▶ **Entries with chart source code**

*-*-*

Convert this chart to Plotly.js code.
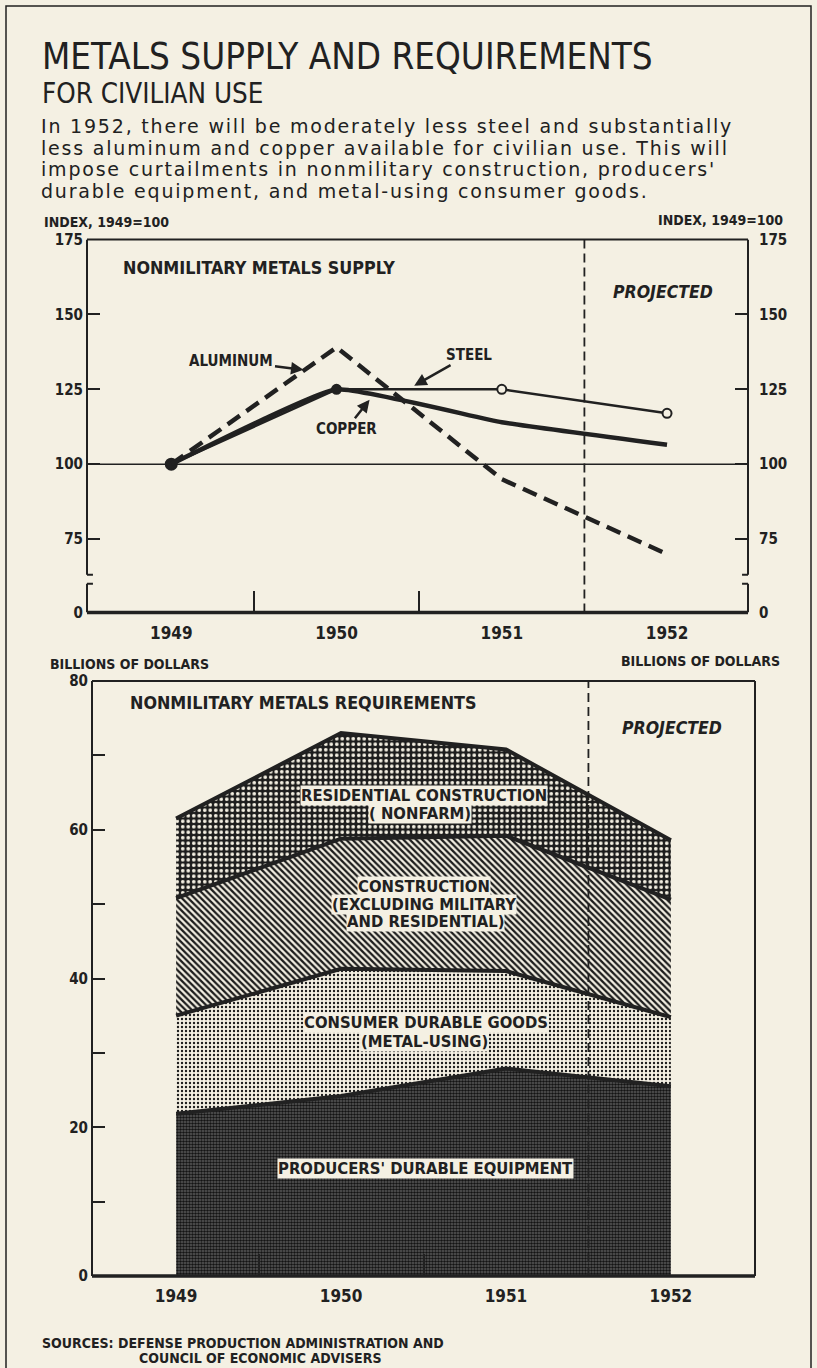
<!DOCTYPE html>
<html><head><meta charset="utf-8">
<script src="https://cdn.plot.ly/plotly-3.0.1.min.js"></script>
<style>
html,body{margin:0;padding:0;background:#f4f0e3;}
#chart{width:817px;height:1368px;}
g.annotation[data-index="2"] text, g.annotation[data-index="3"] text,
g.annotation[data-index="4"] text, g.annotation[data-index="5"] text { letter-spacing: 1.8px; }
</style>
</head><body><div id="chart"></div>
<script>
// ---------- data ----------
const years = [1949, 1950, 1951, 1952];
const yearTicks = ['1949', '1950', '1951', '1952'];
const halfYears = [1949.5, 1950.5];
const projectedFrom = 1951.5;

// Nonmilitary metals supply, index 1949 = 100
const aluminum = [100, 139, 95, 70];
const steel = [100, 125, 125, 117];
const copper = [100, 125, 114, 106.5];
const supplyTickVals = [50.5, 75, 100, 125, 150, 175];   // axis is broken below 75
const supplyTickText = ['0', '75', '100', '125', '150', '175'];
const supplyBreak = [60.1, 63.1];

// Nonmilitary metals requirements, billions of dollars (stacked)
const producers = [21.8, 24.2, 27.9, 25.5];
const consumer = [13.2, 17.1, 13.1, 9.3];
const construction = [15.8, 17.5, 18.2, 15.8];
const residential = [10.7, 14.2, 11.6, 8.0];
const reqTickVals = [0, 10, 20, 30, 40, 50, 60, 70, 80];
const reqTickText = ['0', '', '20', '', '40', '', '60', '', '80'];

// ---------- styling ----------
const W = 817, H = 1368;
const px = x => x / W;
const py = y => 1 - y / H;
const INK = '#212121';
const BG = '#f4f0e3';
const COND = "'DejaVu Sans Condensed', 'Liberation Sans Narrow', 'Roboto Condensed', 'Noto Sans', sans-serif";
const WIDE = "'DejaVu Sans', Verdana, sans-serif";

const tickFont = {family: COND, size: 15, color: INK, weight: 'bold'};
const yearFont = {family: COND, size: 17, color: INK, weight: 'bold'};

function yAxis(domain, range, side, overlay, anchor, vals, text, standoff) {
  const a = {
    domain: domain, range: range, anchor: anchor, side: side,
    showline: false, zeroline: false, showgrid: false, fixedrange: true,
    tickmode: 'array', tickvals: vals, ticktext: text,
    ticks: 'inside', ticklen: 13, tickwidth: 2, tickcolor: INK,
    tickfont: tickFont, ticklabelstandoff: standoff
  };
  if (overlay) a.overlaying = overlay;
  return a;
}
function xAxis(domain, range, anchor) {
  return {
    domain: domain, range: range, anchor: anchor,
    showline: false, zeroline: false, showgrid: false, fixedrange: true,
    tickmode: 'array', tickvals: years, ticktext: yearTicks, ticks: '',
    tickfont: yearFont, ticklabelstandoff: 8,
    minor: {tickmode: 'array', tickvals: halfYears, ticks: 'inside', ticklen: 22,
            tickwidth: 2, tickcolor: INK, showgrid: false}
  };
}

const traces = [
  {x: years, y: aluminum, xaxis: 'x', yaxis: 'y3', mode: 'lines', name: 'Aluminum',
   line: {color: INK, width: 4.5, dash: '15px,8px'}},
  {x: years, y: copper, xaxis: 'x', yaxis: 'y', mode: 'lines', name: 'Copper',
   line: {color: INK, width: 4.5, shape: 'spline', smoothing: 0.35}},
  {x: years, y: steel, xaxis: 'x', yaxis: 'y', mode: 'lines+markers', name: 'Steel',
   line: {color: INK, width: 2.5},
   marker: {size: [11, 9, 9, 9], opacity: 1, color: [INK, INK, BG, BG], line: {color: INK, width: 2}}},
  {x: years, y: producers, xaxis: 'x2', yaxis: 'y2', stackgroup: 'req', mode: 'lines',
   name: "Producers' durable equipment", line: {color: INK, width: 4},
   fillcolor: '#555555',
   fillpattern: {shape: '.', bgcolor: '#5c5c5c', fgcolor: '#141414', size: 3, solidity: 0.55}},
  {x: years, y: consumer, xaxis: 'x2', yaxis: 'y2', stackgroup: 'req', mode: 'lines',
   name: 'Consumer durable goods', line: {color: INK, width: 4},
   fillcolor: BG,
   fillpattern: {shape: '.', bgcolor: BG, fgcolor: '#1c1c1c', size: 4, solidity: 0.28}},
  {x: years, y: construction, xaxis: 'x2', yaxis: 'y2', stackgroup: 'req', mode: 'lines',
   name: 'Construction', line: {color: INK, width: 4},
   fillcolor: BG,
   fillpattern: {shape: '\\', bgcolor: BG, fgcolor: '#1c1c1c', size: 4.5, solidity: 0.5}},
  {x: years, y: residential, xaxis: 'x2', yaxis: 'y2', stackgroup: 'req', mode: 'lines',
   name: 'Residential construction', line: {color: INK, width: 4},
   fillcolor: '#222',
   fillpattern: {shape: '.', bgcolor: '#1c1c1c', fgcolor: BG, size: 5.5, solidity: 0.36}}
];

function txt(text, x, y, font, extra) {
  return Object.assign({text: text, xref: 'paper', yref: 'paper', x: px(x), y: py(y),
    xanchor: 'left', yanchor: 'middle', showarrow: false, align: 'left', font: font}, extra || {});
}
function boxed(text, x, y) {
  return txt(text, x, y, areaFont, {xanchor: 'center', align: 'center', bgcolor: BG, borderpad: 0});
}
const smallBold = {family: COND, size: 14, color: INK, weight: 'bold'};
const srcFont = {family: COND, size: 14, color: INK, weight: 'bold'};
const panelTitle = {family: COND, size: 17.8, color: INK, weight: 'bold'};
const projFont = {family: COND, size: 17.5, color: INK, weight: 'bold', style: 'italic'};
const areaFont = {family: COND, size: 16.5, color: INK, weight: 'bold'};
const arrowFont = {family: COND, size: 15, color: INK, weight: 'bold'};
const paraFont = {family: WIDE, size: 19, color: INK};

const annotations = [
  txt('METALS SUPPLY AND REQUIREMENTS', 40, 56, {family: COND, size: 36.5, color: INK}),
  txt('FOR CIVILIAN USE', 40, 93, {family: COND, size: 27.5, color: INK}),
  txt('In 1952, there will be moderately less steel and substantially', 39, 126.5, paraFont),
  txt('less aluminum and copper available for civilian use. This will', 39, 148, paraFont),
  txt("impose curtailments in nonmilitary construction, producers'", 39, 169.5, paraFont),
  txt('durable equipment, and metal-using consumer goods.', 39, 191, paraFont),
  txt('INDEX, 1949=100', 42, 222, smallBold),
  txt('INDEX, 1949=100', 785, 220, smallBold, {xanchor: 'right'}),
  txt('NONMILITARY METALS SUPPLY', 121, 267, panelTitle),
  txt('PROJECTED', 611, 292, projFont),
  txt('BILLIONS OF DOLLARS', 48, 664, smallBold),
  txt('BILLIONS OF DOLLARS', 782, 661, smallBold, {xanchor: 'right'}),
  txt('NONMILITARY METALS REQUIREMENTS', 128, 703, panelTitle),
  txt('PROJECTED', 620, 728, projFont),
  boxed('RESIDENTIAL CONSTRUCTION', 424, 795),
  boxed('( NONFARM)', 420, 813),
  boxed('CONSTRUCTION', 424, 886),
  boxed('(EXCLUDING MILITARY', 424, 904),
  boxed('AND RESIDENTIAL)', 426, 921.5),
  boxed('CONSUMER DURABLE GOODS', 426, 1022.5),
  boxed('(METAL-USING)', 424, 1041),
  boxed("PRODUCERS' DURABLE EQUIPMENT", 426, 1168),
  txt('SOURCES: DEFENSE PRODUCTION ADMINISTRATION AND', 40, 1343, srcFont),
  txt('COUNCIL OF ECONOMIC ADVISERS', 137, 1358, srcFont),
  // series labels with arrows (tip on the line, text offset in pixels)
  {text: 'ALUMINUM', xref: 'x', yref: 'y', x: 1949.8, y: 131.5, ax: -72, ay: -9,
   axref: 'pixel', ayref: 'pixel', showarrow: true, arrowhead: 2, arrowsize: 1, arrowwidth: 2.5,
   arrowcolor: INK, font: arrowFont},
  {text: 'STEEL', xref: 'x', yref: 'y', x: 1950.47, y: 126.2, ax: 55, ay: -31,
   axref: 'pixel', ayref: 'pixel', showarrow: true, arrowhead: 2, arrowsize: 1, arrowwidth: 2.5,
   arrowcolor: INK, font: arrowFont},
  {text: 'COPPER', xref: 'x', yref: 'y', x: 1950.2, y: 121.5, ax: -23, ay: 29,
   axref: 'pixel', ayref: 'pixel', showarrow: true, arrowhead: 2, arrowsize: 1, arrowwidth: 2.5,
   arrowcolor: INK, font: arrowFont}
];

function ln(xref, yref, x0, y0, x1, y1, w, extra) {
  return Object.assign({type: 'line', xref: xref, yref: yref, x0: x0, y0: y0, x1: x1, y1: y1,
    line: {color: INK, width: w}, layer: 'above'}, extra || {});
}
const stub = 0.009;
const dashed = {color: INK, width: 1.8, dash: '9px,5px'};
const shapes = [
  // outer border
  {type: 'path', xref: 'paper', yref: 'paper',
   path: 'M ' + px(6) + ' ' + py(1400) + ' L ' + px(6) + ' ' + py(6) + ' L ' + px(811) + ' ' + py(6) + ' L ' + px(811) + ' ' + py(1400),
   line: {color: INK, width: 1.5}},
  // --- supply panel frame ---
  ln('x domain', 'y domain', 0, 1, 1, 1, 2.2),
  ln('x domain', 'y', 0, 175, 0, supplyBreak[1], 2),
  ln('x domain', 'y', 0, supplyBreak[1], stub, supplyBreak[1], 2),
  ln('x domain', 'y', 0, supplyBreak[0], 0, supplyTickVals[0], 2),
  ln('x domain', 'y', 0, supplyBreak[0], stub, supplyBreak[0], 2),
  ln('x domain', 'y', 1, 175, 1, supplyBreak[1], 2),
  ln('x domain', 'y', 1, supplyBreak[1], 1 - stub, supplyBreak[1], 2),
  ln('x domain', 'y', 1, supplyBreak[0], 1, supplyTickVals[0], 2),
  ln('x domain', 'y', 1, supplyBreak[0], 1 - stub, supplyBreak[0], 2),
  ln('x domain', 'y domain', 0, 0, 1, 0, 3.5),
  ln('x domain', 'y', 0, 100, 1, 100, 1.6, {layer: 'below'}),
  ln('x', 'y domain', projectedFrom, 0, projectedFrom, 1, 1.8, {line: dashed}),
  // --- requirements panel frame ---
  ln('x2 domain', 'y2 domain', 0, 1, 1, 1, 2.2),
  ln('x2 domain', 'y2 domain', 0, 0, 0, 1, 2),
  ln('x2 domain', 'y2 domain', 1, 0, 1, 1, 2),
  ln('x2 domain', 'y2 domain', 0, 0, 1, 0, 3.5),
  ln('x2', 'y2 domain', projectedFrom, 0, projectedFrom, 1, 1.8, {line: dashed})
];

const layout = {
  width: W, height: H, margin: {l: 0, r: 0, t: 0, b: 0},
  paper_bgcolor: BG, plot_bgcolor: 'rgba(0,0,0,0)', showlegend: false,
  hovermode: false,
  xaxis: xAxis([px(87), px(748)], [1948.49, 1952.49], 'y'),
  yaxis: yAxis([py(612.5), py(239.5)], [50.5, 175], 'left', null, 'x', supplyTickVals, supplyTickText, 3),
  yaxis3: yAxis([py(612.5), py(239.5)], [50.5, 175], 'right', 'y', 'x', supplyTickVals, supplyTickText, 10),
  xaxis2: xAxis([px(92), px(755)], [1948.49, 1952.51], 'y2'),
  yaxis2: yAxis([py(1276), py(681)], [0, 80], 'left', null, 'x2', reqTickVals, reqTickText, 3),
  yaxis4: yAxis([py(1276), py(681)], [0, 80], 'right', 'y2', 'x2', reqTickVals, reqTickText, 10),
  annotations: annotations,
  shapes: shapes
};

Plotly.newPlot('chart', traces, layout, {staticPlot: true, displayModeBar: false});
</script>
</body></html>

*-*-*

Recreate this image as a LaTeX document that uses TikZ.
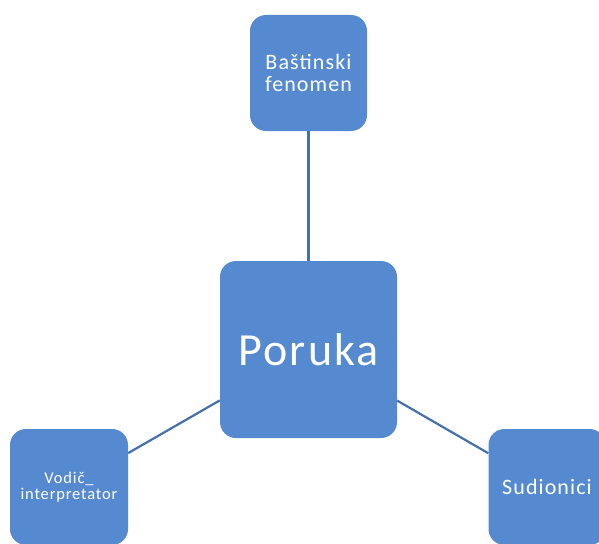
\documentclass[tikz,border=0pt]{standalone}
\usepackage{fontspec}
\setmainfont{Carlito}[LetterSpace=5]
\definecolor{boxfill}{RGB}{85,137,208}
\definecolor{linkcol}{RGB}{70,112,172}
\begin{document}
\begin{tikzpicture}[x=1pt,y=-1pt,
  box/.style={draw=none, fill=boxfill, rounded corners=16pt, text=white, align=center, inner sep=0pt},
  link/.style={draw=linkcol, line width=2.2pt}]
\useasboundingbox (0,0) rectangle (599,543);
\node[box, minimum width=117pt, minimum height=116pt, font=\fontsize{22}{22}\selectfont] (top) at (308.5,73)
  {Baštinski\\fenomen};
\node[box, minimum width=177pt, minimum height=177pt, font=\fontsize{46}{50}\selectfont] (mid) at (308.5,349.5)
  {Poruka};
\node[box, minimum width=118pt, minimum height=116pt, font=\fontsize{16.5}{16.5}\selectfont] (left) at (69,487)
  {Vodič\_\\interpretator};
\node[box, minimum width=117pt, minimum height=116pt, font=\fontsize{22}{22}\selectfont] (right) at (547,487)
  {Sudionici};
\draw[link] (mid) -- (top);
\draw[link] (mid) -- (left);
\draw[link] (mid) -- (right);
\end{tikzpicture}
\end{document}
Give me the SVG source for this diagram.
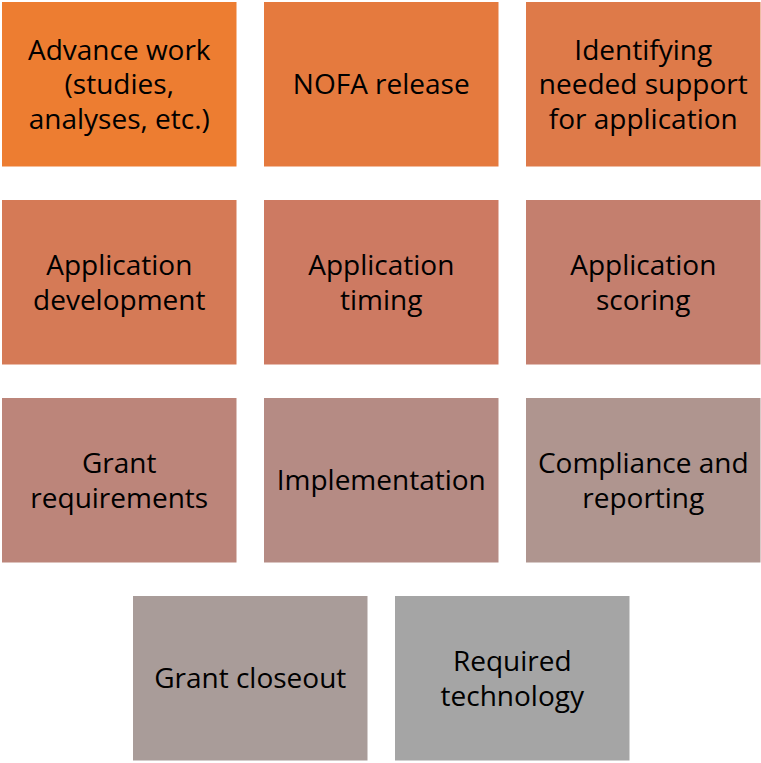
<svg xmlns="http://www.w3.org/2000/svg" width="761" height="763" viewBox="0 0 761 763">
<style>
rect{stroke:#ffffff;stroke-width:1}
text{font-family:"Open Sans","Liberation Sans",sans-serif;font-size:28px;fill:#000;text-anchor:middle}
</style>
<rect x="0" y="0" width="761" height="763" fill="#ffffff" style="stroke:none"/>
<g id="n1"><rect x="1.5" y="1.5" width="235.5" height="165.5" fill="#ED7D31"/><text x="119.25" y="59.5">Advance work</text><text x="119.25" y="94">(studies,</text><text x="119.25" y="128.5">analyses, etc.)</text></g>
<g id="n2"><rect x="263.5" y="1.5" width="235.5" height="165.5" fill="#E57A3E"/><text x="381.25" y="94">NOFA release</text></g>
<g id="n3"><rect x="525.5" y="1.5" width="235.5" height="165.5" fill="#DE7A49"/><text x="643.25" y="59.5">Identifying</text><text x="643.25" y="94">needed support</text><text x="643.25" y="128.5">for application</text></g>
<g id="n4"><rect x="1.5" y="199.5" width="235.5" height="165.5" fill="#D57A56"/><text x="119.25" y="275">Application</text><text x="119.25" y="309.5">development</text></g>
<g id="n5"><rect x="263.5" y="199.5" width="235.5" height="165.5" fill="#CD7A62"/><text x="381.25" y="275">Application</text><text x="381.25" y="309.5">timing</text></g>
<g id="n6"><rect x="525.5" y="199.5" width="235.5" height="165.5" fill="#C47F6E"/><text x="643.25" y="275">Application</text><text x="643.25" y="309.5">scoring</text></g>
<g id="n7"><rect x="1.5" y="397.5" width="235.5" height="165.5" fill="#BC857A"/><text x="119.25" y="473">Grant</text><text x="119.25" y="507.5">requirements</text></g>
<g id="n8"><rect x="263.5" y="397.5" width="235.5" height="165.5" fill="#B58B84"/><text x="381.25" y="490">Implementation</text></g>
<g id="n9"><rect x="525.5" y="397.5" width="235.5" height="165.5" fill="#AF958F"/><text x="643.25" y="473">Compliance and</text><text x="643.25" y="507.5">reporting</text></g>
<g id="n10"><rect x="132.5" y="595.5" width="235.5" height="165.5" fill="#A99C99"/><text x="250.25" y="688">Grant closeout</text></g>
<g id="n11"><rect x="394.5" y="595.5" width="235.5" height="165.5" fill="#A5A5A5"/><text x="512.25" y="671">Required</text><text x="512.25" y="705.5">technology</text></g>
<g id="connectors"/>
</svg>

*-*-*

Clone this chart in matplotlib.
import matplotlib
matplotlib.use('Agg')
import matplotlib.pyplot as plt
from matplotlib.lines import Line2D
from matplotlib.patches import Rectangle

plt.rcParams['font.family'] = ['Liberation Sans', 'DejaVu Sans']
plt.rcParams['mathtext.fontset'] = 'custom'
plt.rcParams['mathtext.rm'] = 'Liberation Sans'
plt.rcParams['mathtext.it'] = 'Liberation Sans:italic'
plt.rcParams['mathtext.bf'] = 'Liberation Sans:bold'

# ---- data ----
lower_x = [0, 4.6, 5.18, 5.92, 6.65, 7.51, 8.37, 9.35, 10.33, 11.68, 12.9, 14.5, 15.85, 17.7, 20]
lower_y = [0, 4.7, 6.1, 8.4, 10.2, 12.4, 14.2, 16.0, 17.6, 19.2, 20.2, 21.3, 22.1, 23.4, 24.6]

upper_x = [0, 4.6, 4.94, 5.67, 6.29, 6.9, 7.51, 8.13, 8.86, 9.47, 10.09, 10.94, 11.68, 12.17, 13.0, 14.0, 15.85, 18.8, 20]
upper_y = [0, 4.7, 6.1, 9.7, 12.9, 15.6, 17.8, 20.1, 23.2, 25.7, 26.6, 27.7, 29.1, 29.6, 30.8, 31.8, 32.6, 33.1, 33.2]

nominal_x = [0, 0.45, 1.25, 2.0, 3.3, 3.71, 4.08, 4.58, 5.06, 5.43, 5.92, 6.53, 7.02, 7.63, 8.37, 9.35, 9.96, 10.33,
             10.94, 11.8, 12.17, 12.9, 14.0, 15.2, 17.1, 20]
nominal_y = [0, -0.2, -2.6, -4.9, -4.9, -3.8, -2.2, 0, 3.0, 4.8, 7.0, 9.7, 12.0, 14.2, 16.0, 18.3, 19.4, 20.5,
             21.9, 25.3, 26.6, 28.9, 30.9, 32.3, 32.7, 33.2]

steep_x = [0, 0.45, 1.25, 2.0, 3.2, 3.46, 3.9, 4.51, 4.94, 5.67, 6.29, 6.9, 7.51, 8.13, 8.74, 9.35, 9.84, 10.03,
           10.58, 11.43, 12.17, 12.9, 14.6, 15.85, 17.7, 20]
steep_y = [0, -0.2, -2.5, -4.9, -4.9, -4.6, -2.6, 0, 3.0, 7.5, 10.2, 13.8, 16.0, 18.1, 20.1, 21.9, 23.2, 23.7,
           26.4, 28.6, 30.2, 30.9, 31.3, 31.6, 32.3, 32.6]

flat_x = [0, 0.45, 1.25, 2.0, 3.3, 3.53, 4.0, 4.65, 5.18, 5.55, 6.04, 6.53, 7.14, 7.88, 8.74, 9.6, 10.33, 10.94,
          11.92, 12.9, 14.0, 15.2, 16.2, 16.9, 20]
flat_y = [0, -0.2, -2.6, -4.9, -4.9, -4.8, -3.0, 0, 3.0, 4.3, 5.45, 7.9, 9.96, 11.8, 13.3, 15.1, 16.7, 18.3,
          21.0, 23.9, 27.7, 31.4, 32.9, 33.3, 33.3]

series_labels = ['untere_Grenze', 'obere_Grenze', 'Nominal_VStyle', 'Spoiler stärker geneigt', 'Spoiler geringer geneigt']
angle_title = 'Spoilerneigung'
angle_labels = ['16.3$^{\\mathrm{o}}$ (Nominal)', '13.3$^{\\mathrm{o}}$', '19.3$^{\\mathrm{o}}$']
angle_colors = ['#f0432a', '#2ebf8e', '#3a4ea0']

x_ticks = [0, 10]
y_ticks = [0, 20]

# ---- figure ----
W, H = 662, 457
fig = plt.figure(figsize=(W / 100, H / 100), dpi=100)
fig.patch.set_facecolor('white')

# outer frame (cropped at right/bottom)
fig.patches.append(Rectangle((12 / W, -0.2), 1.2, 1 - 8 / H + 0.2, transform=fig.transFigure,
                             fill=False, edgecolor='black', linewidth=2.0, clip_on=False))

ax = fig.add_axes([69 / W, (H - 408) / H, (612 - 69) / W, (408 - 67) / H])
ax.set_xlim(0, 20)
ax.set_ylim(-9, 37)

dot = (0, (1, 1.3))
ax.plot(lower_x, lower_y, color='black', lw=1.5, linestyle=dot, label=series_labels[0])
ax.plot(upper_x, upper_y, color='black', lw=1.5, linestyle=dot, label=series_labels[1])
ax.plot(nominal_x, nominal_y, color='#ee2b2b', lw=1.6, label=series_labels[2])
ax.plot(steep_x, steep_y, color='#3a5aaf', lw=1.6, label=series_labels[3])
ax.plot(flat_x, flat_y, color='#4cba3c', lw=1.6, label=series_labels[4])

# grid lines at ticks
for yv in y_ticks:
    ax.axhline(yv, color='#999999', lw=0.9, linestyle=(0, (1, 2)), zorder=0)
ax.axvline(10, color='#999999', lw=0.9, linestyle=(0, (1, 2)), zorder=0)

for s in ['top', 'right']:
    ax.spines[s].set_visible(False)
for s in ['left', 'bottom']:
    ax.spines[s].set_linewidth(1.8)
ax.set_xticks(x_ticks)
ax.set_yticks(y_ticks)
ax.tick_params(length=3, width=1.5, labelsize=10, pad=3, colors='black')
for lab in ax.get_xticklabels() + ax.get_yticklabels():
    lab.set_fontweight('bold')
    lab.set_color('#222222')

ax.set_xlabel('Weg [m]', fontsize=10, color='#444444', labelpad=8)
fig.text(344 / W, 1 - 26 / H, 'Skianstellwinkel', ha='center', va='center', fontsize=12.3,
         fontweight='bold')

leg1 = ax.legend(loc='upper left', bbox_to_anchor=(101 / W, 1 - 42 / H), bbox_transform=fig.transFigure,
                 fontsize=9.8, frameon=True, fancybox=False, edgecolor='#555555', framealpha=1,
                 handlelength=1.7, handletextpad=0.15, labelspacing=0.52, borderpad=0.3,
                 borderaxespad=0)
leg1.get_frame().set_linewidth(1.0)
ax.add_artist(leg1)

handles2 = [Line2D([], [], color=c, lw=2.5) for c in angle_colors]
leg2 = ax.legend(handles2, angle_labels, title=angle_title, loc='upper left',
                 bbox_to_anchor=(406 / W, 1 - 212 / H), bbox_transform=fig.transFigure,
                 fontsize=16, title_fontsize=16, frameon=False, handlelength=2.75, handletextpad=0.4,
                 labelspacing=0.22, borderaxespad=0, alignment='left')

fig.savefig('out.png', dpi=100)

*-*-*

▶ **Exercise aim**
Nothing beyond the required lines should be retyped: start with the line that contains "Clone this chart in matplotlib." and finish with the line that contains "plt.rcParams['mathtext.bf'] = 'Liberation".

▶ **The result**
Clone this chart in matplotlib.
import matplotlib
matplotlib.use('Agg')
import matplotlib.pyplot as plt
from matplotlib.lines import Line2D
from matplotlib.patches import Rectangle

plt.rcParams['font.family'] = ['Liberation Sans', 'DejaVu Sans']
plt.rcParams['mathtext.fontset'] = 'custom'
plt.rcParams['mathtext.rm'] = 'Liberation Sans'
plt.rcParams['mathtext.it'] = 'Liberation Sans:italic'
plt.rcParams['mathtext.bf'] = 'Liberation Sans:bold'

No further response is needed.